Breaking out of this trap is no more complicated than acknowledging the reality of social construction and continuing to assert a nature that lies underneath this. Following on Aquinas and all those people, human beings have a nature which, but for sin and free will, would express itself in the manner prescribed in, e.g., those infallible truths about faith and morals as expressed in the teaching of the Magisterium, which is and only can be consistent throughout time. But we have both the reality of sin and also of free will, therefore we have the construction of behaviors contrary or orthogonal to human nature. These do not accrue or decay over time in any necessary pattern--they simply change. That progress may have been made is no guarantee that it will always do so, or even probably do so. That things may get worse is no guarantee they always will. The trap into which Burke wants Santorum to fall is an easy one to avoid for someone with Santorum's beliefs.

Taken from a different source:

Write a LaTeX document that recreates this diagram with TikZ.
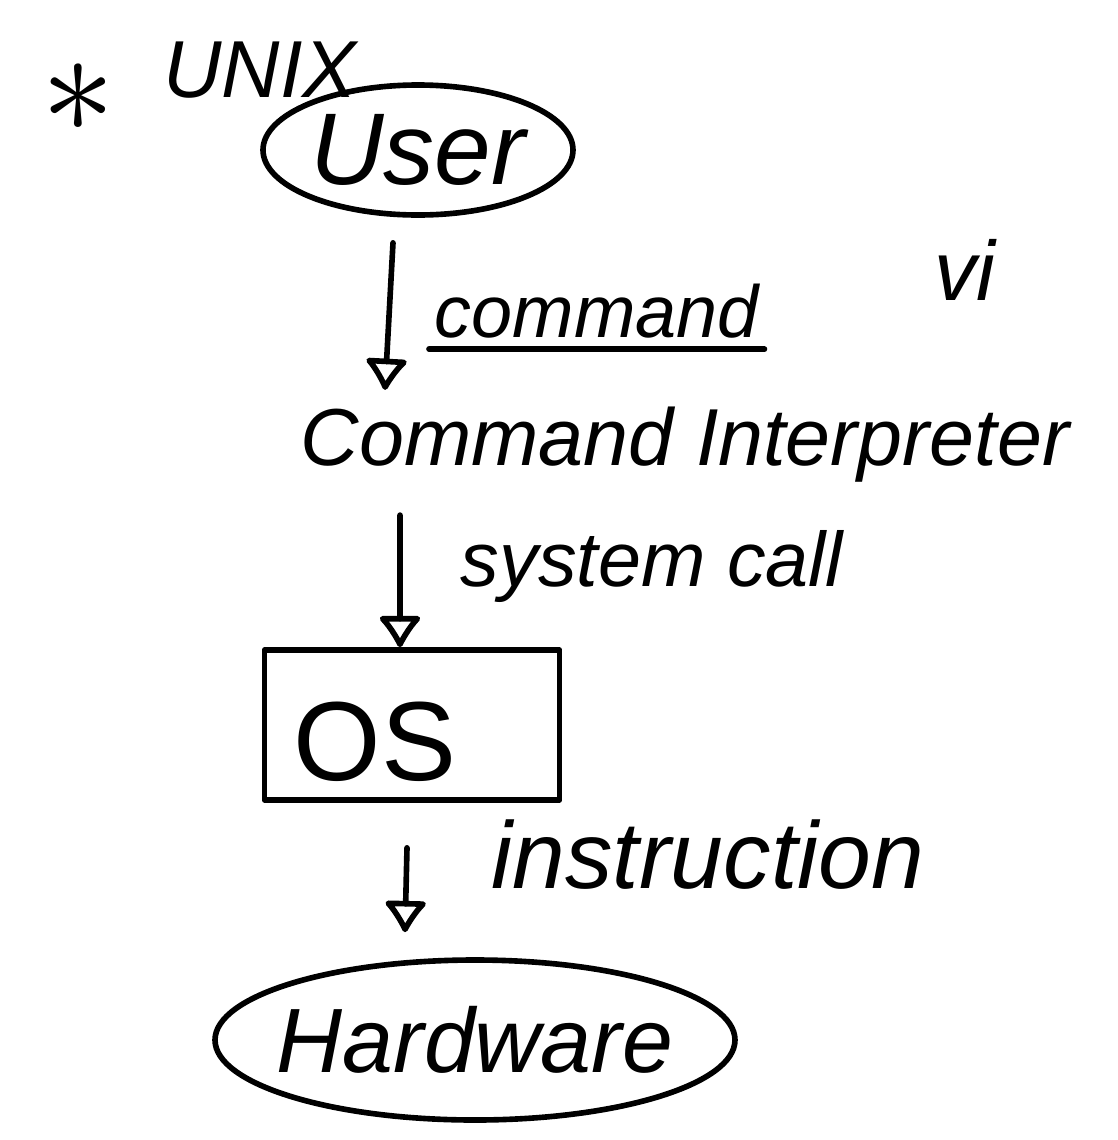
\documentclass[tikz,border=0pt]{standalone}
\usepackage{fontspec}
\setmainfont{Liberation Sans}
\usetikzlibrary{arrows.meta,shapes.geometric}

\tikzset{
  hand/.style={line width=1.6pt, line cap=round, line join=round},
  flow/.style={hand, -{Latex[open,round,length=10pt,width=14pt]}},
  oval/.style={hand, draw, ellipse, inner ysep=0pt},
  lbl/.style={inner sep=0pt, anchor=west}
}

\begin{document}
\begin{tikzpicture}[x=1cm, y=1cm]
            \useasboundingbox (0,0) rectangle (11.18,-11.40);

            % Titulo
            \node[scale=4.2, inner sep=0pt] (star) at (0.78,-0.98) {$\ast$};
            \node (unix) at (2.60,-0.70) {\fontsize{23}{28}\selectfont\itshape UNIX};

            % Usuario
            \node[oval, inner xsep=-0.2cm, minimum width=3.10cm, minimum height=1.30cm] (user) at (4.18,-1.50)
                {\fontsize{29}{34}\selectfont\itshape User};

            % Interprete de comandos
            \node (interp) at (6.85,-4.45) {\fontsize{23}{28}\selectfont\itshape Command Interpreter};
            \node (vi) at (9.65,-2.70) {\fontsize{24}{28}\selectfont\itshape vi};

            % Sistema operativo
            \node[hand, draw, minimum width=2.95cm, minimum height=1.50cm] (osbox) at (4.12,-7.25) {};
            \node (os) at (3.75,-7.42) {\fontsize{32}{36}\selectfont OS};

            % Hardware
            \node[oval, inner xsep=-0.45cm, minimum width=5.20cm, minimum height=1.60cm] (hw) at (4.75,-10.40)
                {\fontsize{26}{30}\selectfont\itshape Hardware};

            % Flechas
            \draw[flow] ([xshift=-0.25cm,yshift=-0.25cm]user.south) -- ([xshift=-3.00cm,yshift=0.05cm]interp.north)
                coordinate[pos=0.5] (c1);
            \draw[flow] ([xshift=-2.85cm,yshift=-0.20cm]interp.south) -- ([xshift=-0.12cm]osbox.north)
                coordinate[pos=0.5] (c2);
            \draw[flow] ([xshift=-0.05cm,yshift=-0.45cm]osbox.south) -- ([xshift=-0.70cm,yshift=0.25cm]hw.north)
                coordinate[pos=0.5] (c3);

            % Etiquetas
            \node[lbl] (cmd) at ([xshift=0.45cm,yshift=0.05cm]c1)
                {\fontsize{21}{26}\selectfont\itshape command};
            \draw[hand] ([xshift=-0.05cm,yshift=-0.10cm]cmd.south west) -- ([xshift=0.05cm,yshift=-0.10cm]cmd.south east);
            \node[lbl] (sys) at ([xshift=0.60cm,yshift=0.15cm]c2)
                {\fontsize{22}{26}\selectfont\itshape system call};
            \node[lbl] (ins) at ([xshift=0.85cm,yshift=0.35cm]c3)
                {\fontsize{27}{30}\selectfont\itshape instruction};
        \end{tikzpicture}
\end{document}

The actual problem for which there is no good response is similar to the point Burke raises: what changes over time is not socially-constructed human behavior, but the definition of what constitutes natural. My favored example of this comes from John Finnis' Natural Law and Natural Rights. In the original edition of the book, Finnis makes a great show of his list of 'basic goods.' Other lists of human goods, he says, are general, or specific but not exhaustive. He will differentiate himself by providing the full list--and so he does. However, in the 10-15 years after the book comes out, he finds himself beginning to get into arguments about gay marriage, and happens to discover that he has omitted a basic good from his list: marriage, defined as the union for procreation of one man and one woman. I know (and have great respect for) many adherents of Finnis' New Natural Law view, but I know of no one who will defend that particular move. (Some will argue it should have been on the list in the first place, but everyone recognizes it as a bad scholarly response to political pressure) If there's an argument to be had along the lines Burke wants, with the recognition of frission required for a certain kind of social conservative view, it will have to be of that form.